This website provides supplementary materials for the paper "Drivence: Realistic Driving Sequence Synthesis for Testing Multi-sensor Fusion Perception Systems".
The website is organized as follows:
Home page: This section provides an introduction to Drivence, including its motivation and an overview of its workflow.
Approach: This section details the main components of Drivence's workflow, complemented by visualizations. Key modules include the Occupancy Grid Mapping Module, Lane Waypoint Generation Module, Trajectory Generation Module and Multi-sensor Simulation Module.
Data visualisation: This section showcases examples of sequence-level multi-modal test cases generated by Drivence, featuring both original and generated driving sequences, including typical examples of 8 scenarios and 6 driving patterns.
Experiment. This section outlines the details of the systems under test (SUTs.), presents a visual comparison with current testing tools, and visualizes several error-revealing test sequences .
Replication Package: This section provides the necessary procedures to reproduce the experimental results presented in our paper.
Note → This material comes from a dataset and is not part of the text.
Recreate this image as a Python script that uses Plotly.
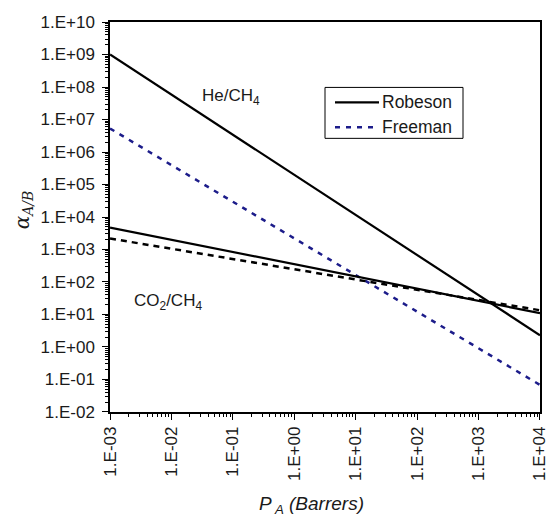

DRIVENCE is an automated testing tool for MSF-based perception systems; its motivations and significance are further highlighted through a recent systematic survey [1] conducted among practitioners in autonomous driving. Note that the gray highlighted sentences are the instructions provided in the survey.
(1) Most industry autonomous driving systems employ or offer multi-sensor fusion strategies to improve the performance of perception systems.
70% of interviewees and over 68% of survey partici pants said their driving systems used at least three of four types of sensors, e.g., cameras, LiDARs, radars, GPS.
(2) Testing perception systems is a common task during ADS development. Morover, It is a common practice to test perception systems with multi-modal sensor drving sequence (i.e. segments of driving recordings) as input
Common Practice 4: In addition to testing control logic, ADS developers also need to construct segments of driving recordings to test DL models, which take multi-modal sensor data as input, not just road images.
(3)There are too many possible driving scenarios to test, while construct test data manually is time-consuming.
In addition to writing unit tests for control logic, ADS developers also need to test DL models, especially those models in the perception and prediction modules. ..., ADS developers need to manually label and clip driving recordings collected from on-road or simulation testing to construct small recording segments for testing these DL models, which are referred to as unit tests in ADS development. ..., there are too many possible driving scenarios to test, and it is time-consuming to manually process driving recordings to construct test scenarios
(4) However, existing techniques struggle to facilitate the testing of perceptual systems, as they either limit the synthesis to a set of static scenes (rather than driving sequences captured in real scenarios) or focus solely on single-sensor perception systems. These methods can hardly practitioners in testing.
These multi-module ADSs take multiple types of sensor data as input. Yet the majority of test generation techniques only generate road image data. Therefore, it is worth investigating how to generate multi-modal sensor data for new driving scenarios.
(5) Indeed, generating modal-consistent sequences is a challenging task, as the synthesized sequence-level test data must ensure modal-consistency across all sensors at every timestamp.
This multi-modality of sensor data makes it more difficult to generate test cases. ..., When transforming one type of sensor data, such as adding an object, other types of sensor data must be updated consistently.
To bridge this gap, we propose DRIVENCE, an automated tool for generating driving sequences to test MSF-based perception systems.
Given a test seed (i.e., a multi-modal driving sequence), the goal is to generate new test data by inserting one or multiple new traffic participants (i.e., NPC cars) into this driving sequence. To achieve this, Drivence operates in three steps using distinct modules.
First, an Occupancy Grid Mapping Module is employed to construct a global map that differentiates drivable and non-drivable areas.
Second, a Trajectory Generation Module module is used to create realistic candidate trajectories within the drivable regions. Drivence utilizes both global and local path planners to ensure the generated trajectories adhere to physical motion rules and avoid collisions with existing traffic participants (e.g., other NPC cars and pedestrians).
Third, a Multi-sensor Simulation Module module is utilized to derive new test data by integrating randomly selected object instances into the seed data using the generated trajectories. Drivence enables simultaneous rendering of multiple trajectories and enhances scenario interactions with features like improved occlusion handling and more realistic lighting and shadow effects.
Additionally, to enable efficient testing, Drivence craft metamorphic relations to automatically generate test oracles for evaluating perception systems.
[1] Guannan Lou, Yao Deng, Xi Zheng, Mengshi Zhang, and Tianyi Zhang. 2022. Testing of autonomous driving systems: where are we and where should we go?. In Proceedings of the 30th ACM Joint European Software Engineering Conference and Symposium on theFoundations of Software Engineering.